Work instructions
Copy the lines of the data below exactly, starting at the first and stopping after the line that contains "0.98, 0.96, 0.98];"; include no pictures.

Recorded information
>> Start

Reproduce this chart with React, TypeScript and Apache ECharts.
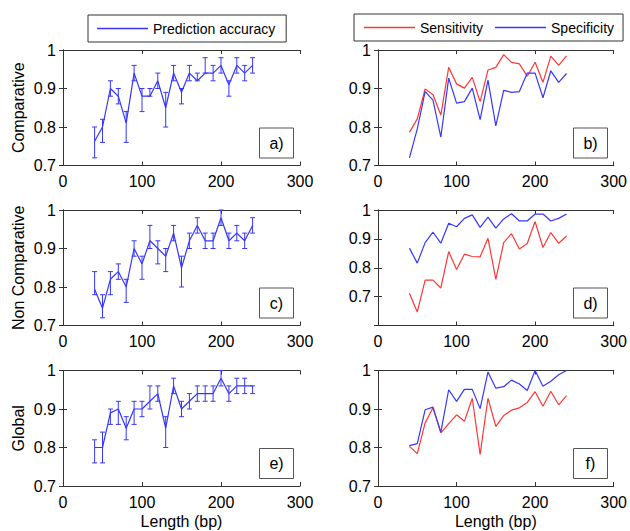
import React, { useEffect, useRef } from "react";
import * as echarts from "echarts";

const lengths = [40, 50, 60, 70, 80, 90, 100, 110, 120, 130, 140, 150, 160, 170, 180, 190, 200, 210, 220, 230, 240];
const xTicks = [0, 100, 200, 300];
const rowNames = ["Comparative", "Non Comparative", "Global"];
const panelLabels = ["a)", "b)", "c)", "d)", "e)", "f)"];

// a) Comparative - prediction accuracy with error bars
const accA = [0.763, 0.80, 0.90, 0.88, 0.81, 0.94, 0.88, 0.88, 0.92, 0.85, 0.94, 0.89, 0.94, 0.92, 0.94, 0.94, 0.96, 0.91, 0.96, 0.94, 0.96];
const lowA = [0.72, 0.76, 0.88, 0.86, 0.76, 0.92, 0.84, 0.88, 0.90, 0.80, 0.92, 0.86, 0.92, 0.92, 0.94, 0.92, 0.94, 0.88, 0.94, 0.92, 0.94];
const highA = [0.80, 0.82, 0.92, 0.90, 0.84, 0.96, 0.90, 0.90, 0.94, 0.89, 0.96, 0.90, 0.96, 0.94, 0.98, 0.96, 0.98, 0.92, 0.98, 0.96, 0.98];

// b) Comparative - sensitivity / specificity
const sensB = [0.786, 0.821, 0.899, 0.884, 0.831, 0.955, 0.912, 0.901, 0.929, 0.866, 0.948, 0.955, 0.988, 0.968, 0.964, 0.932, 0.968, 0.916, 0.984, 0.960, 0.985];
const specB = [0.72, 0.795, 0.892, 0.870, 0.774, 0.927, 0.862, 0.866, 0.901, 0.819, 0.922, 0.803, 0.895, 0.890, 0.892, 0.940, 0.940, 0.876, 0.946, 0.916, 0.939];

// c) Non Comparative - prediction accuracy
const accC = [0.794, 0.745, 0.82, 0.84, 0.80, 0.90, 0.86, 0.92, 0.90, 0.88, 0.94, 0.85, 0.92, 0.96, 0.92, 0.92, 0.98, 0.92, 0.94, 0.92, 0.96];
const lowC = [0.78, 0.72, 0.78, 0.82, 0.76, 0.88, 0.82, 0.90, 0.86, 0.84, 0.92, 0.80, 0.90, 0.94, 0.90, 0.90, 0.96, 0.90, 0.92, 0.90, 0.94];
const highC = [0.84, 0.78, 0.84, 0.86, 0.82, 0.92, 0.88, 0.96, 0.92, 0.90, 0.96, 0.88, 0.94, 0.98, 0.94, 0.94, 1.00, 0.94, 0.96, 0.94, 0.98];

// d) Non Comparative - sensitivity / specificity
const sensD = [0.712, 0.647, 0.757, 0.757, 0.730, 0.856, 0.794, 0.847, 0.839, 0.838, 0.902, 0.760, 0.887, 0.918, 0.865, 0.884, 0.960, 0.870, 0.922, 0.885, 0.910];
const specD = [0.868, 0.816, 0.887, 0.923, 0.885, 0.954, 0.942, 0.971, 0.983, 0.940, 0.975, 0.937, 0.969, 0.987, 0.962, 0.962, 0.986, 0.986, 0.962, 0.971, 0.986];

// e) Global - prediction accuracy
const accE = [0.80, 0.80, 0.89, 0.90, 0.85, 0.90, 0.90, 0.92, 0.94, 0.85, 0.96, 0.90, 0.92, 0.94, 0.94, 0.94, 0.98, 0.94, 0.96, 0.96, 0.96];
const lowE = [0.76, 0.76, 0.86, 0.86, 0.82, 0.86, 0.88, 0.90, 0.92, 0.80, 0.94, 0.88, 0.90, 0.92, 0.92, 0.92, 0.96, 0.92, 0.94, 0.94, 0.94];
const highE = [0.82, 0.84, 0.90, 0.92, 0.88, 0.92, 0.92, 0.96, 0.96, 0.88, 0.98, 0.92, 0.94, 0.96, 0.96, 0.96, 1.00, 0.96, 0.98, 0.98, 0.96];

// f) Global - sensitivity / specificity
const sensF = [0.803, 0.784, 0.864, 0.903, 0.838, 0.862, 0.885, 0.868, 0.928, 0.782, 0.928, 0.855, 0.883, 0.897, 0.903, 0.917, 0.945, 0.907, 0.946, 0.911, 0.935];
const specF = [0.805, 0.810, 0.898, 0.905, 0.840, 0.950, 0.920, 0.951, 0.951, 0.901, 0.996, 0.954, 0.958, 0.975, 0.965, 0.948, 1.000, 0.959, 0.972, 0.989, 1.000];

const yMins = [0.7, 0.7, 0.7, 0.6, 0.7, 0.7];

const BLUE = "#3636ff";
const RED = "#ff3636";
const AXIS = "#333333";
const FONT = "'Liberation Sans', Arial, Helvetica, sans-serif";

const COL_X = [63, 378];
const COL_W = [237, 236];
const ROW_Y = [50, 210, 370.5];
const ROW_H = 115.5;

export default function App() {
  const ref = useRef<HTMLDivElement>(null);

  useEffect(() => {
    if (!ref.current) return;
    const chart = echarts.init(ref.current, undefined, { renderer: "svg" });

    const grids: any[] = [];
    const xAxes: any[] = [];
    const yAxes: any[] = [];
    const series: any[] = [];
    const graphics: any[] = [];

    const accPanels = [
      { acc: accA, low: lowA, high: highA },
      { acc: accC, low: lowC, high: highC },
      { acc: accE, low: lowE, high: highE },
    ];
    const ssPanels = [
      { sens: sensB, spec: specB },
      { sens: sensD, spec: specD },
      { sens: sensF, spec: specF },
    ];

    for (let p = 0; p < 6; p++) {
      const row = Math.floor(p / 2);
      const col = p % 2;
      const gx = COL_X[col];
      const gy = ROW_Y[row];
      const gw = COL_W[col];
      grids.push({ left: gx, top: gy, width: gw, height: ROW_H, show: false });

      const isBottom = row === 2;
      xAxes.push({
        gridIndex: p,
        type: "value",
        min: xTicks[0],
        max: xTicks[xTicks.length - 1],
        interval: 100,
        position: "bottom",
        name: isBottom ? "Length (bp)" : "",
        nameLocation: "middle",
        nameGap: 27,
        nameTextStyle: { fontSize: 16, color: "#000", fontFamily: FONT },
        axisLine: { show: true, lineStyle: { color: AXIS, width: 1 } },
        axisTick: { show: true, inside: true, length: 4, lineStyle: { color: AXIS } },
        axisLabel: { show: true, fontSize: 16, color: "#000", margin: 8, fontFamily: FONT },
        splitLine: { show: false },
      });
      xAxes.push({
        gridIndex: p,
        type: "value",
        min: xTicks[0],
        max: xTicks[xTicks.length - 1],
        interval: 100,
        position: "top",
        axisLine: { show: true, lineStyle: { color: AXIS, width: 1 } },
        axisTick: { show: true, inside: true, length: 4, lineStyle: { color: AXIS } },
        axisLabel: { show: false },
        splitLine: { show: false },
      });
      yAxes.push({
        gridIndex: p,
        type: "value",
        min: yMins[p],
        max: 1,
        interval: 0.1,
        position: "left",
        name: col === 0 ? rowNames[row] : "",
        nameLocation: "middle",
        nameRotate: 90,
        nameGap: 37,
        nameTextStyle: { fontSize: 16, color: "#000", fontFamily: FONT },
        axisLine: { show: true, lineStyle: { color: AXIS, width: 1 } },
        axisTick: { show: true, inside: true, length: 4, lineStyle: { color: AXIS } },
        axisLabel: {
          show: true,
          fontSize: 16,
          color: "#000",
          margin: 7,
          fontFamily: FONT,
          showMinLabel: yMins[p] === 0.7,
        },
        splitLine: { show: false },
      });
      yAxes.push({
        gridIndex: p,
        type: "value",
        min: yMins[p],
        max: 1,
        interval: 0.1,
        position: "right",
        axisLine: { show: true, lineStyle: { color: AXIS, width: 1 } },
        axisTick: { show: true, inside: true, length: 4, lineStyle: { color: AXIS } },
        axisLabel: { show: false },
        splitLine: { show: false },
      });

      const xi = 2 * p;
      const yi = 2 * p;
      if (col === 0) {
        const d = accPanels[row];
        series.push({
          name: "Prediction accuracy",
          type: "line",
          xAxisIndex: xi,
          yAxisIndex: yi,
          symbol: "none",
          lineStyle: { color: BLUE, width: 1.2 },
          itemStyle: { color: BLUE },
          data: lengths.map((x, i) => [x, d.acc[i]]),
        });
        series.push({
          name: "errors",
          type: "custom",
          xAxisIndex: xi,
          yAxisIndex: yi,
          encode: { x: 0, y: [1, 2] },
          data: lengths.map((x, i) => [x, d.low[i], d.high[i]]),
          renderItem: (params: any, api: any) => {
            const x = api.value(0);
            const lo = api.coord([x, api.value(1)]);
            const hi = api.coord([x, api.value(2)]);
            const w = 2.5;
            const st = { stroke: BLUE, lineWidth: 1 };
            return {
              type: "group",
              children: [
                { type: "line", shape: { x1: lo[0], y1: lo[1], x2: hi[0], y2: hi[1] }, style: st },
                { type: "line", shape: { x1: lo[0] - w, y1: lo[1], x2: lo[0] + w, y2: lo[1] }, style: st },
                { type: "line", shape: { x1: hi[0] - w, y1: hi[1], x2: hi[0] + w, y2: hi[1] }, style: st },
              ],
            };
          },
        });
      } else {
        const d = ssPanels[row];
        series.push({
          name: "Sensitivity",
          type: "line",
          xAxisIndex: xi,
          yAxisIndex: yi,
          symbol: "none",
          lineStyle: { color: RED, width: 1.2 },
          itemStyle: { color: RED },
          data: lengths.map((x, i) => [x, d.sens[i]]),
        });
        series.push({
          name: "Specificity",
          type: "line",
          xAxisIndex: xi,
          yAxisIndex: yi,
          symbol: "none",
          lineStyle: { color: BLUE, width: 1.2 },
          itemStyle: { color: BLUE },
          data: lengths.map((x, i) => [x, d.spec[i]]),
        });
      }

      const bw = 34;
      const bh = 30;
      const bx = gx + gw - 6.5 - bw;
      const by = gy + ROW_H - 7.5 - bh;
      graphics.push({
        type: "rect",
        shape: { x: bx, y: by, width: bw, height: bh },
        style: { fill: "#fff", stroke: "#555", lineWidth: 1 },
        z: 50,
      });
      graphics.push({
        type: "text",
        x: bx + bw / 2,
        y: by + bh / 2,
        style: {
          text: panelLabels[p],
          fontSize: 16,
          fill: "#000",
          fontFamily: FONT,
          align: "center",
          verticalAlign: "middle",
        },
        z: 51,
      });
    }

    chart.setOption({
      animation: false,
      backgroundColor: "#fff",
      grid: grids,
      xAxis: xAxes,
      yAxis: yAxes,
      series,
      graphic: graphics,
      legend: [
        {
          data: [{ name: "Prediction accuracy", itemStyle: { color: BLUE } }],
          left: 88,
          top: 15,
          orient: "horizontal",
          padding: [6, 11, 6, 9],
          icon: "rect",
          itemWidth: 51,
          itemHeight: 1.5,
          borderColor: "#333",
          borderWidth: 1,
          selectedMode: false,
          textStyle: { fontSize: 14, color: "#000", fontFamily: FONT, lineHeight: 15 },
        },
        {
          data: [
            { name: "Sensitivity", itemStyle: { color: RED } },
            { name: "Specificity", itemStyle: { color: BLUE } },
          ],
          left: 354,
          top: 14,
          orient: "horizontal",
          padding: [6, 9, 6, 10],
          icon: "rect",
          itemWidth: 51,
          itemHeight: 1.5,
          itemGap: 12,
          borderColor: "#333",
          borderWidth: 1,
          selectedMode: false,
          textStyle: { fontSize: 14, color: "#000", fontFamily: FONT, lineHeight: 15 },
        },
      ],
    });

    return () => chart.dispose();
  }, []);

  return <div ref={ref} style={{ width: 630, height: 531, position: "absolute", left: 0, top: 0 }} />;
}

>> End

Written answer
Reproduce this chart with React, TypeScript and Apache ECharts.
import React, { useEffect, useRef } from "react";
import * as echarts from "echarts";

const lengths = [40, 50, 60, 70, 80, 90, 100, 110, 120, 130, 140, 150, 160, 170, 180, 190, 200, 210, 220, 230, 240];
const xTicks = [0, 100, 200, 300];
const rowNames = ["Comparative", "Non Comparative", "Global"];
const panelLabels = ["a)", "b)", "c)", "d)", "e)", "f)"];

// a) Comparative - prediction accuracy with error bars
const accA = [0.763, 0.80, 0.90, 0.88, 0.81, 0.94, 0.88, 0.88, 0.92, 0.85, 0.94, 0.89, 0.94, 0.92, 0.94, 0.94, 0.96, 0.91, 0.96, 0.94, 0.96];
const lowA = [0.72, 0.76, 0.88, 0.86, 0.76, 0.92, 0.84, 0.88, 0.90, 0.80, 0.92, 0.86, 0.92, 0.92, 0.94, 0.92, 0.94, 0.88, 0.94, 0.92, 0.94];
const highA = [0.80, 0.82, 0.92, 0.90, 0.84, 0.96, 0.90, 0.90, 0.94, 0.89, 0.96, 0.90, 0.96, 0.94, 0.98, 0.96, 0.98, 0.92, 0.98, 0.96, 0.98];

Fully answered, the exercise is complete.